A Polícia Federal de Passo Fundo, no Rio Grande do Sul, instaurou inquérito policial contra 10 defensores e defensoras de Direitos Humanos que apoiam causas e direitos dos povos indígenas. A acusação é de denunciação caluniosa e/ou comunicação falsa de crime, artigos 339 e 340 do Código Penal. Para conter a medida arbitrária do delegado da Polícia Federal, Eduardo Brum Souza, o escritório Cezar Britto & Advogados Associados apresentou um Habeas Corpus, de nº 5004491-09.2017.4.04.7117/RS, na Justiça Federal de Erechim.
Segundo o juiz federal substituto, Joel Luis Borsuk, que analisou o HC, o IPL nº 50020574720174047117 instaurado em maio deste ano não continha sequer indiciados, e apesar de indeferir a medida liminar, fez constar que “por óbvio, a solicitação dirigida ao próprio paciente (ou seja, ao defensor que encabeça a peça jurídica) pode não ser respondida por ele se reputa ilegal a determinação”. Desta forma, o advogado não tem obrigação de prestar informações, se ilegal, à autoridade policial. O juiz também determinou que houvesse manifestação formal do Ministério Público Federal em relação ao inquérito.
“Acredito que a decisão do juiz, embora negando a liminar, vem no sentido de salvaguardar a prerrogativa dos defensores que são advogados dos indígenas. Pois é necessário esclarecer que houve abuso por parte da autoridade policial na abertura de um inquérito para investigar exatamente os denunciantes das violações cometidas pela polícia contra os indígenas. Ou seja, os defensores foram qualificados praticamente como investigados. Além disto, houve constrangimento para que um dos defensores fornecesse ao delegado suas fontes de informação. Houve também: monitoramento de dados das redes sociais e ameaças de que que seriam feitas busca pessoal na casa do defensor, independente de mandado judicial, o que é expressamente vedado pelo Estatuto da Advocacia”, explica o advogado Paulo Freire, da equipe de advogados do escritório Cezar Britto & Advogados Associados, que é um dos impetrantes do remédio constitucional.
Segundo Emiliano Maldonado, advogado membro da Rede Nacional de Advogados e Advogadas Populares do Rio Grande do Sul e que também é autor do HC, “a investigação criminal de advogado no exercício das suas funções é medida excepcional, devendo ser aplicada de forma cuidadosa, sob a possibilidade de estar-se constrangendo o exercício legal da profissão e as suas prerrogativas funcionais”.

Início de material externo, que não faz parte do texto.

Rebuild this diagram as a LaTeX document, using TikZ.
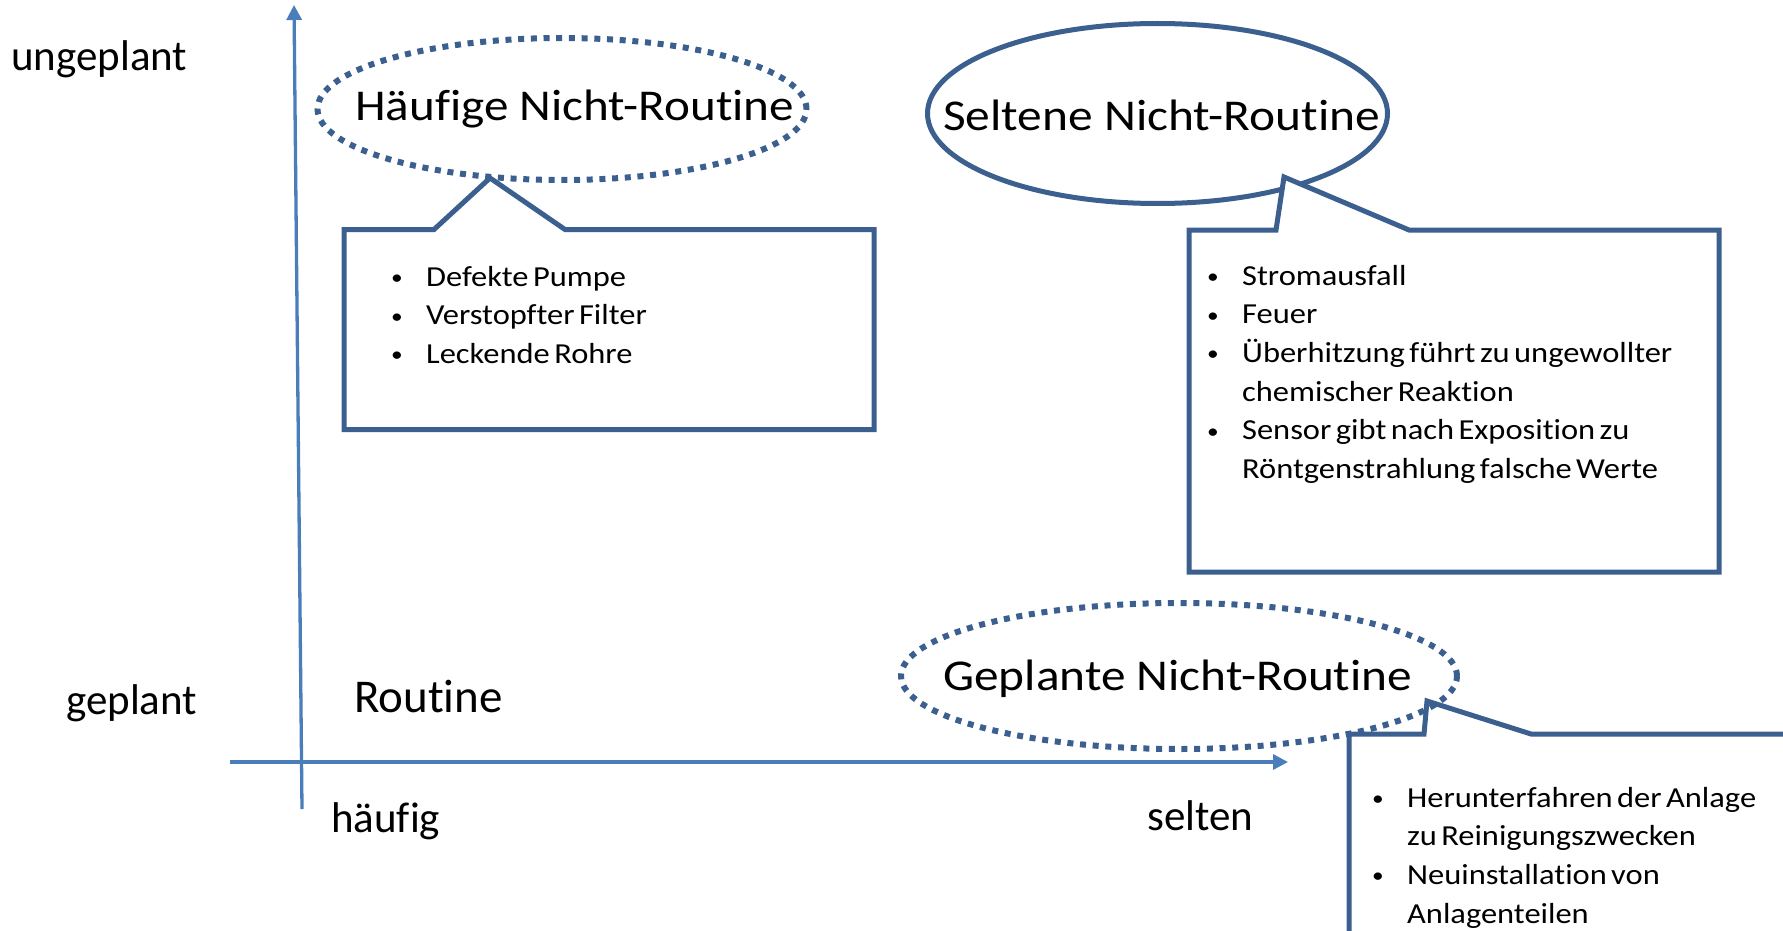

Na sentença, o juiz permitiu que o Poder Judiciário local forneça os números dos processos, bem como a chave de acesso dos mesmos, à autoridade policial. Decisão que o advogado Maldonado considera delicada, pois pode expor informações dos defensores sobre seus clientes.
Entenda o caso:
Defensores e defensoras, em conjunto com Comissão de Direitos Humanos de Passo Fundo e com o Conselho Indigenista Missionário da Região Sul, receberam em 2016 a denúncia de graves violações de direitos humanos cometidas em operação realizada pela Brigada Militar do Estado do Rio Grande do Sul e pela Polícia Federal, no cumprimento de mandados de prisão preventiva contra integrantes da tribo Kaingang.
A operação policial teria sido realizada com uso imoderado da força policial, sem critérios de abordagem por parte do comando policial, em ação desproporcional, abusiva e vexatória, sendo utilizadas armas de bala de borracha e obrigando indígenas, incluindo idosos, crianças e deficientes físicos, a ficarem deitados em um pavilhão com o rosto no chão. A ação policial foi deflagrada com autorização do Juízo da Comarca de Sananduva, município do Rio Grande do Sul.
Em maio deste ano, o delegado da Polícia Federal, Eduardo Brum Souza, instaurou um inquérito policial para investigar a conduta dos defensores no caso.